Soil Moisture Satellite With Rotating Antenna to Launch on January 29

Posted on January 4, 2015

NASA is set to launch a soil moisture satellite on January 29th. The Soil Moisture Active Passive (SMAP) instrument will feature a spinning satellite that NASA calls the spinning lasso. It makes about 14 revolutions per minute.

The main parts on the SMAP include a radar, radiometer and the rotating antenna. The satellite will cover the globe ever three days. NASA says the instrument will provide the highest-resolution and most accurate measurement ever taken of soil moisture on Earth. Soil moisture makes up just a tiny fraction of Earth's water but as NASA says soil moisture has a "disproportionately large effect on weather and agriculture."

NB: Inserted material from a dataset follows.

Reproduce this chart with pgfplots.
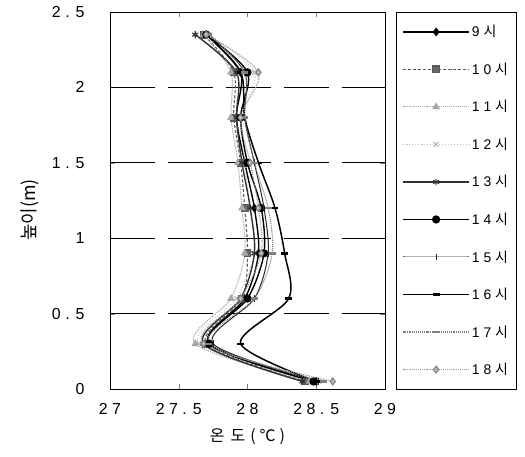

Wendy Edelstein, the SMAP instrument manager at NASA's Jet Propulsion Laboratory, says the spinning lasso caused NASA engineers a "lot of angst." The antenna has to fit in a space the size of a kitchen trash can during launch. It then has to unfold "so precisely that the surface shape of the mesh is accurate within about an eighth of an inch (a few millimeters)." A ring of lightweight graphite covers the edge of the mesh.

Edelstein says, "Making sure we don't have snags, that the mesh doesn't hang up on the supports and tear when it's deploying -- all of that requires very careful engineering. We test, and we test, and we test some more. We have a very stable and robust system now."